Exercising home-field advantage, the Corvette team brought along anyone and everyone involved with the racing program. The "bigwigs" from GM were well represented, with the likes of Ed Peper, Mark Kent, and Tom Wallace. Emerson Fittipaldi was also there to watch over his adopted ALMS team (Fittipaldi's daughter is married to Max Papis, who pulls driving duties in a C6.R at long-distance events) and to drive the race's Z06 pace car. And seemingly everyone from Pratt & Miller made the drive over from the company's home base in nearby New Hudson. With all the extra foot traffic in the paddock garage, it was a wonder the Vette crews were able to keep on schedule and on task.
The ALMS weekend was scheduled so as to provide minimal exposure to the track. Friday brought a morning warm-up and an afternoon practice, followed later by a qualifying round. The Corvettes hid out for the afternoon practice session as a brief rain shower doused the track. Having experienced significant shunts the last two races, the team had no interest in potentially damaging the freshly repaired C6.Rs.
The afternoon qualifying session did offer relatively dry conditions, allowing Jan Magnussen, in the No. 3 car, to edge out Oliver Gavin's No. 4 for class pole position. Taking advantage of the tight street course, two nimble Porsche GT2 entries squeezed into time slots between the two GT1 team Corvettes. The lone GT1 Aston DBR9, with Terry Borcheller aboard, dutifully filled in the third GT1 class position.
Following a brief warm-up on Saturday, the race got underway early in the afternoon. The start was briefly delayed when the leaders stretched themselves out so much the starter waved them off on the initial try. With the field well bunched and behaving themselves, the green flag was dropped and the racers charged ahead in the shadow of GM's Renaissance Towers.

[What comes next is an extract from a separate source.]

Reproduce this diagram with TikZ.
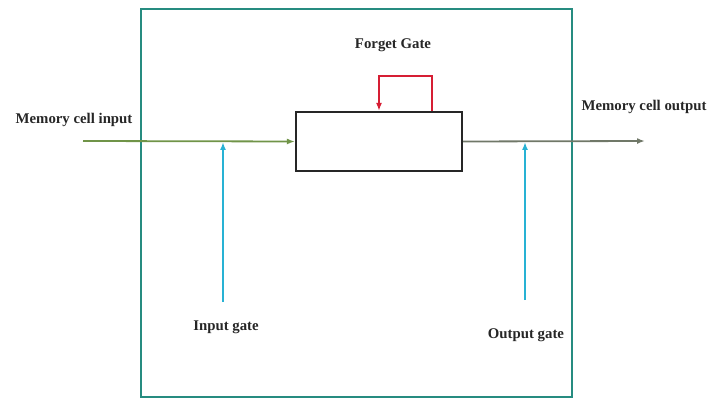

Before the race, the two Porsche GT2 drivers had advised the Corvette team that they would be watching for Gavin's forward charge and would not hold him up. It took a few laps for the Brit to pull into position behind the No. 3 car, but the maneuver went off uneventfully. The race was to be 2 hours and 45 minutes in length, so two pit stops were planned. During lap 40, both C6.Rs came in for their scheduled service appointments. In an uncharacteristic bungle, Dan Bink's team let the No. 3 car down off of its air jacks before the left rear wheel nut could be sufficiently tightened. This prompted the car to be raised again so the nut could be properly torqued, after which it was dropped once again to finally reenter the fight. The additional time allowed the No. 4 to scoot out ahead of its stablemate and gain the class lead.
Given the tight confines of the Belle Isle street course, catching up to the No. 4 car would prove next to impossible for Magnussen. Both C6.Rs performed flawlessly the rest of the day, and the second pit stop brought no unpleasant surprises for either crew. The race concluded with Gavin and Olivier Beretta taking First place in GT1, while Magnussen and Johnny O'Connell captured Second. The Aston brought up the GT1 rear in Third, fully seven laps down from the Corvettes.